Up to and including the line with "(0,0) rectangle (429,537);", write out the listing from its first line, minus the pictures.

• Data

=====

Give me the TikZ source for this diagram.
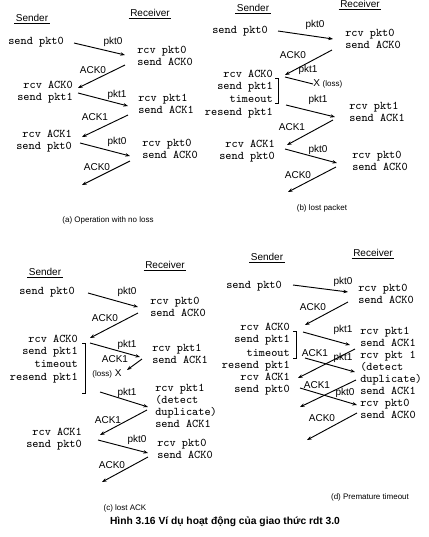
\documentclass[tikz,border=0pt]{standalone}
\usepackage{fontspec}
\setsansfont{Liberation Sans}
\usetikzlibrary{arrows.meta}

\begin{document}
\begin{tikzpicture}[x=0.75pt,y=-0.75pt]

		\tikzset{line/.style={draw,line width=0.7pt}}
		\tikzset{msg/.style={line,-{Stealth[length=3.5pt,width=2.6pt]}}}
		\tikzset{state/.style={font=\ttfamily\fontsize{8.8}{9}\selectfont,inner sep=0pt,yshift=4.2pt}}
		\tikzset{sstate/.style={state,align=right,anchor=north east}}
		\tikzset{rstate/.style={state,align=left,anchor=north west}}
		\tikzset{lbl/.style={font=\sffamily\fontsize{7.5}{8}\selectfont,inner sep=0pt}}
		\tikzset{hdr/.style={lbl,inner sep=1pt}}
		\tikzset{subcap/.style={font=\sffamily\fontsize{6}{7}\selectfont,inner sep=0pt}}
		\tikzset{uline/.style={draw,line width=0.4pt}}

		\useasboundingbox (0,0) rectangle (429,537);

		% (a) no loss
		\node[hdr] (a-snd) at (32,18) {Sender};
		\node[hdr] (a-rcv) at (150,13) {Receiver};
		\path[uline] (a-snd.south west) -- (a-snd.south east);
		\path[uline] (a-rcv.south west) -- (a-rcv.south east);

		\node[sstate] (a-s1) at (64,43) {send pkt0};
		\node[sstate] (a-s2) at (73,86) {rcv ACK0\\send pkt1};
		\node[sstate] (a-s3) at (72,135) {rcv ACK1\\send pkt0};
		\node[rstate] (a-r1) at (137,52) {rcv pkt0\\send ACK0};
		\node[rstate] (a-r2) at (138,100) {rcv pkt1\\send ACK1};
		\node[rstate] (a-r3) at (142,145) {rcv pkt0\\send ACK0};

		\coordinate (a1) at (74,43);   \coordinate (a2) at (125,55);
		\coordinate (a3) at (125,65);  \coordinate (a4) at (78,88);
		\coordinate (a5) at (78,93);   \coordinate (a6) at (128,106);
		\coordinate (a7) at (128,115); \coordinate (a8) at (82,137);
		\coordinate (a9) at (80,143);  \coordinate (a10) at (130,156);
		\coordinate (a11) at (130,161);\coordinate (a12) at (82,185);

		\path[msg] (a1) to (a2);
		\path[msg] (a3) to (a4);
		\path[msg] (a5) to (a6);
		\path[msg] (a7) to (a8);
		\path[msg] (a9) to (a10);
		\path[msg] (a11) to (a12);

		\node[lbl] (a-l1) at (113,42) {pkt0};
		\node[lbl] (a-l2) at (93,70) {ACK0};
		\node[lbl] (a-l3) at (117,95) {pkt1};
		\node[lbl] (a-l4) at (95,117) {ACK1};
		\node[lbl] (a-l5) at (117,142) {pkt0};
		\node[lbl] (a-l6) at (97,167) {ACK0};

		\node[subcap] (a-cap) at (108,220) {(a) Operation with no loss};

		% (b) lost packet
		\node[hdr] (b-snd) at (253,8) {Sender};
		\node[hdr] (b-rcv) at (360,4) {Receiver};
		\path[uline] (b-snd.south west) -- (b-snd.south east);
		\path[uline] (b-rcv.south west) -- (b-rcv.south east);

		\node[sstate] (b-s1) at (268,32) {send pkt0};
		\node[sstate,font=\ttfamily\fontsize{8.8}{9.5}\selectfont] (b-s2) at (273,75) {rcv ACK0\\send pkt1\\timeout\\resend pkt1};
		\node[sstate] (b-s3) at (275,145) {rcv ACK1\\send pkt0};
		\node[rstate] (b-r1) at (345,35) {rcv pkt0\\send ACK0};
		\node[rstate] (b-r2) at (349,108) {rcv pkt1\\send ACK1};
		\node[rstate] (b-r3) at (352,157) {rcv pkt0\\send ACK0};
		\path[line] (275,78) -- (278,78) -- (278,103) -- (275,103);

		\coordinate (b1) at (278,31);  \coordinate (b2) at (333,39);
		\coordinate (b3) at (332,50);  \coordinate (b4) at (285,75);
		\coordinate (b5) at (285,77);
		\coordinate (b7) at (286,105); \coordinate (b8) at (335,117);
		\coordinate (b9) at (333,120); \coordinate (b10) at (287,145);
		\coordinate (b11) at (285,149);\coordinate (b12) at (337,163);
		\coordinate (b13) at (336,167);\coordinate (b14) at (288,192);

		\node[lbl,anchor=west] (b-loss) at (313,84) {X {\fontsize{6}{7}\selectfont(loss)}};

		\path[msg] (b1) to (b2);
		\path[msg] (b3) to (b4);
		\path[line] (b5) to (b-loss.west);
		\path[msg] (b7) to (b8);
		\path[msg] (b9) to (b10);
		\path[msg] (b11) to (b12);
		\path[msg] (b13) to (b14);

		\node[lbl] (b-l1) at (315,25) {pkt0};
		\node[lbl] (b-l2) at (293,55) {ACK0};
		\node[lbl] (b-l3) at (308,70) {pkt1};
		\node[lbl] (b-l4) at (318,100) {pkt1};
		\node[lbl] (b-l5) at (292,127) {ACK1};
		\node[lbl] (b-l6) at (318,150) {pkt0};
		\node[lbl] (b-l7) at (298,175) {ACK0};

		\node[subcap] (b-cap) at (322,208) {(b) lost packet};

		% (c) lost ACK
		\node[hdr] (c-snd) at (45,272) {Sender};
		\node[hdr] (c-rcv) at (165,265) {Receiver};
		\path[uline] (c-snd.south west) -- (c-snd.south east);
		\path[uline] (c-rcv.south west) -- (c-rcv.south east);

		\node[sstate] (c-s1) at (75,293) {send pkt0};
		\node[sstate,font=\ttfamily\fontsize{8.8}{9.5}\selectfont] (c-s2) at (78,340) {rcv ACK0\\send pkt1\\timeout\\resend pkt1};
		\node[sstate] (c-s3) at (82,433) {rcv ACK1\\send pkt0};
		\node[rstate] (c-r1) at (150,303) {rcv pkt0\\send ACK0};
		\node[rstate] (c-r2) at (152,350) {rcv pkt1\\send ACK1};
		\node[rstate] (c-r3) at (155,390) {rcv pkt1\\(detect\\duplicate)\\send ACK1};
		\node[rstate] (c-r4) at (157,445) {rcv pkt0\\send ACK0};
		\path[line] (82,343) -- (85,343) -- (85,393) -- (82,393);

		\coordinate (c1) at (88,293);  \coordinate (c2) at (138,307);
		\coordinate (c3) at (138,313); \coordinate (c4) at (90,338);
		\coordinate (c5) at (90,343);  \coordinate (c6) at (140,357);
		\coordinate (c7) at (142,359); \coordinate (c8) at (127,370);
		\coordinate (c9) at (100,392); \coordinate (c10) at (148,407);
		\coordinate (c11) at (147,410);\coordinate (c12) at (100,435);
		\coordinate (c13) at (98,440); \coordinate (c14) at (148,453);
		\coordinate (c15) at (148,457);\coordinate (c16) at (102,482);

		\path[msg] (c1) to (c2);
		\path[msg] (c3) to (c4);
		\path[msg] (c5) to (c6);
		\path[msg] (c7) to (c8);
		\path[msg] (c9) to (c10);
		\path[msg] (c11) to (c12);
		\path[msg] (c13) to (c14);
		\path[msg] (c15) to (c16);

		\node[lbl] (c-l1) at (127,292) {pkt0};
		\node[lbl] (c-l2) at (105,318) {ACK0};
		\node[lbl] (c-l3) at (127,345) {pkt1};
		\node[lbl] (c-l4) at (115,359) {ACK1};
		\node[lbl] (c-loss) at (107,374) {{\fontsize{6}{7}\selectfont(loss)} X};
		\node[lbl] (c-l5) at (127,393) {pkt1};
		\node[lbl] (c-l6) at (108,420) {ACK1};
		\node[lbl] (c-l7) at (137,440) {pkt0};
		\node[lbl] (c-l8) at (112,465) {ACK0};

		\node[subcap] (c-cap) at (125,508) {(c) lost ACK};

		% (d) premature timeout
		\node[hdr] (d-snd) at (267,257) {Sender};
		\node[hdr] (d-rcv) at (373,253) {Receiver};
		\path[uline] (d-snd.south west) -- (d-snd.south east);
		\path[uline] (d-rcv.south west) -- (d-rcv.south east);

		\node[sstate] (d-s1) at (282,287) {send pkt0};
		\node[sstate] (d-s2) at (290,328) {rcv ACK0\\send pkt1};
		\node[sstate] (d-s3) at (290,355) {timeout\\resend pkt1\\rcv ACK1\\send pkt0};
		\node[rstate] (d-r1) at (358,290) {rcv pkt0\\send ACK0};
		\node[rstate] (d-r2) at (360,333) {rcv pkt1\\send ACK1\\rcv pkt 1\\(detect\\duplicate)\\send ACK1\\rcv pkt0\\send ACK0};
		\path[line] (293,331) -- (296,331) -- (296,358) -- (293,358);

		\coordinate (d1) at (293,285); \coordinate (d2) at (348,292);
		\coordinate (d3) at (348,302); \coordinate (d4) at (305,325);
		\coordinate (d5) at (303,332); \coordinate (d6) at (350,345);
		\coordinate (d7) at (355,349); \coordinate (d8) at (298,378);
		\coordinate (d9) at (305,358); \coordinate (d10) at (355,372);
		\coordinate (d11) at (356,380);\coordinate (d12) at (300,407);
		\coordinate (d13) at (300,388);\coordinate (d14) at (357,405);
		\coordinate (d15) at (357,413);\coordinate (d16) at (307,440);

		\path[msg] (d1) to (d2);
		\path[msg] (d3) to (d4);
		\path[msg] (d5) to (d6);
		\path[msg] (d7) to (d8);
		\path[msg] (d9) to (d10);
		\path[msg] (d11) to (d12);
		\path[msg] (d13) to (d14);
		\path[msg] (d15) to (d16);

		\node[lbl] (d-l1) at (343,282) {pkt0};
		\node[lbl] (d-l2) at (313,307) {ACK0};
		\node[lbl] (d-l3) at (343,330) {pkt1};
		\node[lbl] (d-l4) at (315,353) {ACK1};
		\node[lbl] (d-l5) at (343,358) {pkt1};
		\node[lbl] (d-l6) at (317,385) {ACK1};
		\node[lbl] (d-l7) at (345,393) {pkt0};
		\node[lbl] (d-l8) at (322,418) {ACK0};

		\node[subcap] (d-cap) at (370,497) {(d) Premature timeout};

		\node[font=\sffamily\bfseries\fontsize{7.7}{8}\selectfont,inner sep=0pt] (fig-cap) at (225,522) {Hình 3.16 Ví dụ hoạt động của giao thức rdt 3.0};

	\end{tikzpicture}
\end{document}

=====

• The response
Give me the TikZ source for this diagram.
\documentclass[tikz,border=0pt]{standalone}
\usepackage{fontspec}
\setsansfont{Liberation Sans}
\usetikzlibrary{arrows.meta}

\begin{document}
\begin{tikzpicture}[x=0.75pt,y=-0.75pt]

		\tikzset{line/.style={draw,line width=0.7pt}}
		\tikzset{msg/.style={line,-{Stealth[length=3.5pt,width=2.6pt]}}}
		\tikzset{state/.style={font=\ttfamily\fontsize{8.8}{9}\selectfont,inner sep=0pt,yshift=4.2pt}}
		\tikzset{sstate/.style={state,align=right,anchor=north east}}
		\tikzset{rstate/.style={state,align=left,anchor=north west}}
		\tikzset{lbl/.style={font=\sffamily\fontsize{7.5}{8}\selectfont,inner sep=0pt}}
		\tikzset{hdr/.style={lbl,inner sep=1pt}}
		\tikzset{subcap/.style={font=\sffamily\fontsize{6}{7}\selectfont,inner sep=0pt}}
		\tikzset{uline/.style={draw,line width=0.4pt}}

		\useasboundingbox (0,0) rectangle (429,537);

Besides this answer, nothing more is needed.